Compared with the people I was now treating, the African’s seemed to have great natural immunity – like the guy stuck with a spear or the kid with the abscess we drained who threatened us with his grandfather. They both bounced back in no time - maybe that OTT hygiene of our society with antiseptic impregnated toilet seats or wipes for the handle of your grocery cart had something to do with it? 

I missed the ingenuity of “bush medicine” and marveled at the lack of common sense of the new recruits to our medical group – who have had to go through years of training, but who still seemed to end up complete idiots. Would they have had the ingenuity to prevent a collapsed lung with duct tape, or to use codeine cough medicine as an anesthetic?

There was also the satisfaction that all we did was of immediate benefit to the patient. We weren’t ordering tests for fear of malpractice suits, or fighting with insurance companies over pre-authorizations. No computerized medical records with ten-page admission notes. No HIPPA regulations. No DEA. None of the other innumerable aggravations that make medical practice in the “civilized” world so onerous. 

Practicing in a completely different culture helped me broaden my empathy, communication, cultural sensitivity, and compassion – especially giving me a better understanding of the cultural influences of my African Americans patients.

I was also intrigued by the influence of the n’angas and the power of belief – which I found is also a significant factor in treating patients in America.

I was already aware of the placebo effect of medicines, but the n’anga’s themselves seemed to have a strong placebo effect – enhanced by being dressed in animal skins, tusks, horns and other “terrifying objects.” 

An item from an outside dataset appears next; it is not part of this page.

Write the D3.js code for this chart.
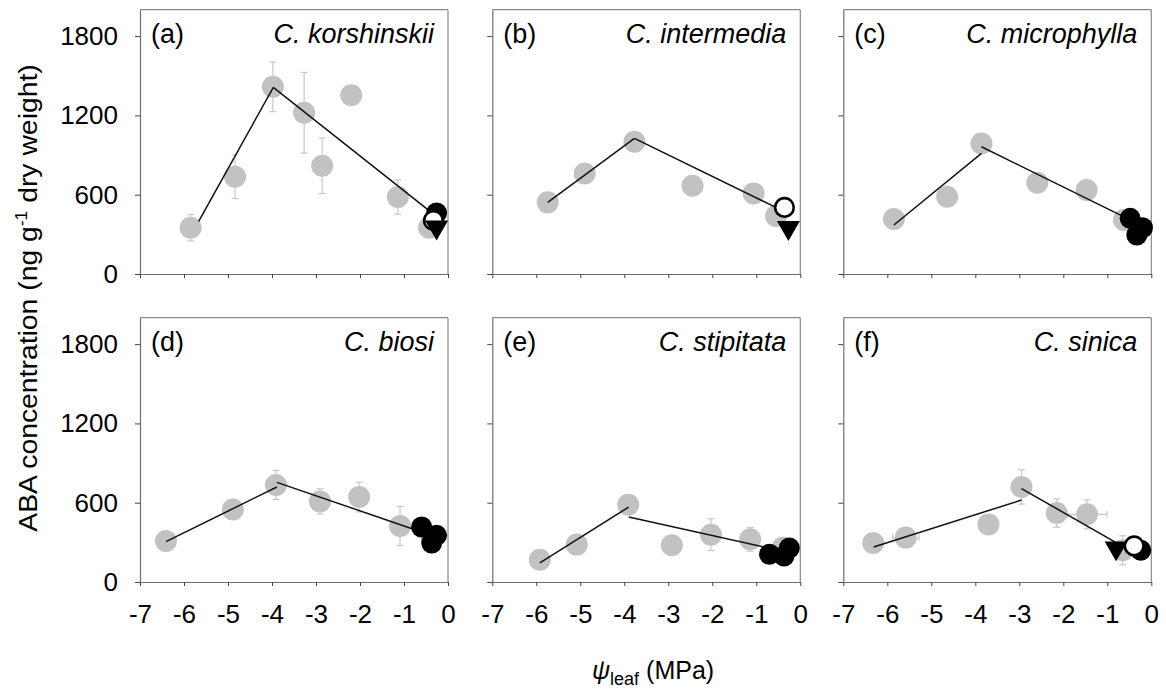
<!DOCTYPE html>
<html><head><meta charset="utf-8">
<script src="https://cdn.jsdelivr.net/npm/d3@7"></script>
<style>
body{margin:0;background:#fff}
svg{display:block;font-family:Arial,"Liberation Sans",sans-serif}
</style>
</head><body>
<svg id="chart" width="1166" height="693"></svg>
<script>
// ---------------- data ----------------
const panelTags = ["(a)","(b)","(c)","(d)","(e)","(f)"];
const speciesNames = ["C. korshinskii","C. intermedia","C. microphylla","C. biosi","C. stipitata","C. sinica"];
const xTicks = [-7,-6,-5,-4,-3,-2,-1,0];
const xTickLabels = ["-7","-6","-5","-4","-3","-2","-1","0"];
const yTicks = [0,600,1200,1800];
const yTickLabels = ["0","600","1200","1800"];

// grey symbols: leaf water potential (MPa), ABA (ng g-1), SE
const grayPsi = [
  [-5.85,-4.84,-3.98,-3.27,-2.86,-2.20,-1.14,-0.43],
  [-5.74,-4.90,-3.77,-2.45,-1.06,-0.55],
  [-5.85,-4.64,-3.86,-2.59,-1.47,-0.62],
  [-6.41,-4.89,-3.91,-2.91,-2.02,-1.09,-0.37],
  [-5.92,-5.08,-3.91,-2.92,-2.03,-1.14,-0.40],
  [-6.32,-5.58,-3.70,-2.95,-2.15,-1.46,-0.65]
];
const grayAba = [
  [350,736,1417,1220,819,1352,582,350],
  [542,761,1001,668,610,439],
  [416,585,988,691,635,408],
  [310,548,734,610,643,424,328],
  [169,283,585,278,358,323,260],
  [295,336,436,719,522,512,240]
];
const grayAbaErr = [
  [100,165,188,305,210,0,130,0],
  [0,70,0,0,0,0],
  [0,0,0,0,0,0],
  [0,0,110,95,113,147,0],
  [0,0,0,0,120,90,0],
  [0,0,0,130,107,110,110]
];
const grayPsiErr = [
  [0,0,0,0,0,0,0,0],
  [0,0,0,0,0,0],
  [0,0,0,0,0,0],
  [0,0,0,0,0,0,0],
  [0,0,0,0,0,0,0],
  [0,0.3,0,0,0,0.45,0]
];
// black filled circles
const blackPsi = [[-0.26],[],[-0.48,-0.20,-0.33],[-0.60,-0.26,-0.37],[-0.70,-0.37,-0.25],[-0.24]];
const blackAba = [[462],[],[421,350,295],[416,353,295],[210,197,257],[240]];
// open circles
const openPsi = [[-0.33],[-0.36],[],[],[],[-0.39]];
const openAba = [[405],[504],[],[],[],[273]];
// black down-triangles
const triPsi = [[-0.26],[-0.27],[],[],[],[-0.80]];
const triAba = [[355],[350],[],[],[],[257]];
// two fitted segments per panel: [psiStart, abaStart, psiEnd, abaEnd]
const fitSeg1 = [
  [-5.67,396,-3.97,1412],
  [-5.74,542,-3.77,1026],
  [-5.85,371,-3.86,913],
  [-6.41,305,-3.89,719],
  [-5.92,144,-3.90,567],
  [-6.31,265,-2.95,620]
];
const fitSeg2 = [
  [-3.97,1412,-0.30,446],
  [-3.77,1026,-0.51,497],
  [-3.86,963,-0.63,434],
  [-3.89,754,-0.75,396],
  [-3.90,492,-0.76,260],
  [-2.95,707,-0.82,302]
];
const xDomain = [-7,0];
const yDomain = [0,2000];

// ---------------- layout ----------------
const colX = [140,492.3,843.3];
const rowTop = [9.7,317.7];
const pw = 308, ph = 264.3;
const svg = d3.select("#chart");
const grayFill = "#c2c2c2";
const errColor = "#c8c8c8";

panelTags.forEach((tag,i)=>{
  const col = i%3, row = Math.floor(i/3);
  const x = d3.scaleLinear().domain(xDomain).range([colX[col], colX[col]+pw]);
  const y = d3.scaleLinear().domain(yDomain).range([rowTop[row]+ph, rowTop[row]]);
  const g = svg.append("g");

  // frame top / right
  g.append("line").attr("x1",x(xDomain[0])).attr("x2",x(xDomain[1]))
    .attr("y1",y(yDomain[1])).attr("y2",y(yDomain[1]))
    .attr("stroke","#8a8a8a").attr("stroke-width",1.2);
  g.append("line").attr("x1",x(xDomain[1])).attr("x2",x(xDomain[1]))
    .attr("y1",y(yDomain[0])).attr("y2",y(yDomain[1]))
    .attr("stroke","#8a8a8a").attr("stroke-width",1.2);

  // axes
  const xa = d3.axisBottom(x).tickValues(xTicks).tickSize(4).tickSizeOuter(0).tickPadding(19)
    .tickFormat((d,k)=> row===1 ? xTickLabels[k] : "");
  const gx = g.append("g").attr("transform",`translate(0,${y(0)})`).call(xa);
  const ya = d3.axisLeft(y).tickValues(yTicks).tickSize(5).tickSizeOuter(0).tickPadding(17)
    .tickFormat((d,k)=> col===0 ? yTickLabels[k] : "");
  const gy = g.append("g").attr("transform",`translate(${x(xDomain[0])},0)`).call(ya);
  [gx,gy].forEach(a=>{
    a.select(".domain").attr("stroke","#6e6e6e").attr("stroke-width",1.2);
    a.selectAll(".tick line").attr("stroke","#444").attr("stroke-width",1);
    a.selectAll(".tick text").attr("fill","#000").attr("font-size",26)
      .attr("font-family","Arial, 'Liberation Sans', sans-serif");
  });

  // error bars
  const pts = grayPsi[i].map((p,k)=>({p, a:grayAba[i][k], e:grayAbaErr[i][k], xe:grayPsiErr[i][k]}));
  const eb = g.append("g").attr("stroke",errColor).attr("stroke-width",1.2).attr("fill","none");
  pts.filter(d=>d.e>0).forEach(d=>{
    eb.append("line").attr("x1",x(d.p)).attr("x2",x(d.p)).attr("y1",y(d.a-d.e)).attr("y2",y(d.a+d.e));
    [d.a-d.e,d.a+d.e].forEach(v=>eb.append("line").attr("x1",x(d.p)-3.5).attr("x2",x(d.p)+3.5).attr("y1",y(v)).attr("y2",y(v)));
  });
  pts.filter(d=>d.xe>0).forEach(d=>{
    eb.append("line").attr("x1",x(d.p-d.xe)).attr("x2",x(d.p+d.xe)).attr("y1",y(d.a)).attr("y2",y(d.a));
    [d.p-d.xe,d.p+d.xe].forEach(v=>eb.append("line").attr("x1",x(v)).attr("x2",x(v)).attr("y1",y(d.a)-3.5).attr("y2",y(d.a)+3.5));
  });

  // grey circles
  g.append("g").selectAll("circle").data(pts).join("circle")
    .attr("cx",d=>x(d.p)).attr("cy",d=>y(d.a)).attr("r",11).attr("fill",grayFill);

  // fitted lines
  [fitSeg1[i],fitSeg2[i]].forEach(s=>{
    g.append("line").attr("x1",x(s[0])).attr("y1",y(s[1])).attr("x2",x(s[2])).attr("y2",y(s[3]))
      .attr("stroke","#111").attr("stroke-width",1.5);
  });

  // black circles
  g.append("g").selectAll("circle").data(blackPsi[i].map((p,k)=>({p,a:blackAba[i][k]}))).join("circle")
    .attr("cx",d=>x(d.p)).attr("cy",d=>y(d.a)).attr("r",10.5).attr("fill","#000");
  // open circles
  g.append("g").selectAll("circle").data(openPsi[i].map((p,k)=>({p,a:openAba[i][k]}))).join("circle")
    .attr("cx",d=>x(d.p)).attr("cy",d=>y(d.a)).attr("r",9.3).attr("fill","#fff")
    .attr("stroke","#000").attr("stroke-width",2.6);
  // triangles (down)
  const tri = d3.symbol(d3.symbolTriangle, 230);
  g.append("g").selectAll("path").data(triPsi[i].map((p,k)=>({p,a:triAba[i][k]}))).join("path")
    .attr("d",tri).attr("transform",d=>`translate(${x(d.p)},${y(d.a)}) rotate(180)`).attr("fill","#000");

  // labels
  g.append("text").attr("x",x(xDomain[0])+11).attr("y",rowTop[row]+33.5)
    .attr("font-size",27).attr("fill","#000").text(tag);
  g.append("text").attr("x",x(xDomain[1])-14).attr("y",rowTop[row]+33.5)
    .attr("font-size",27).attr("font-style","italic").attr("text-anchor","end")
    .attr("fill","#000").text(speciesNames[i]);
});

// axis titles
const xt = svg.append("text").attr("x",653).attr("y",679).attr("text-anchor","middle")
  .attr("font-size",25).attr("fill","#000");
xt.append("tspan").attr("font-style","italic").text("\u03C8");
xt.append("tspan").attr("font-size",18).attr("dy",6).text("leaf");
xt.append("tspan").attr("dy",-6).text(" (MPa)");

const yt = svg.append("text").attr("text-anchor","middle")
  .attr("transform","translate(37,298) rotate(-90) scale(1.09,1)")
  .attr("font-size",26).attr("fill","#000");
yt.append("tspan").text("ABA  concentration (ng g");
yt.append("tspan").attr("font-size",16).attr("dy",-10).text("-1");
yt.append("tspan").attr("dy",10).text(" dry weight)");
</script>
</body></html>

It was Robin, whose father, like mine was a psychiatrist, who suggested “if doctors in the US, and especially psychiatrists, would only dress in skins and terrifying objects they could really enhance their placebo effect.” 

As we drove off with Dennis, we had mixed feelings. But, unknown to me, we left with a memento of our time and our simple life style and boredom at St Luke’s.

In Johannesburg, Robin told me she wanted to go shopping, but didn’t say what for. “Why don’t you stay here and catch up on your diary” she suggested (my insistence on needing solitary time to compulsively record our trip had been something of a bone of contention - so this seemed a little out of character). 

When she came back, she went straight to the bathroom. Then came out brandishing a test strip – very like the ones we have all become so familiar with, when testing for covid. 

Instead of the red line indicating covid though, this was a pregnancy test – and it was positive.

Conceived amongst The Sisters of the Precious Blood, our first child, Tegan was on the way.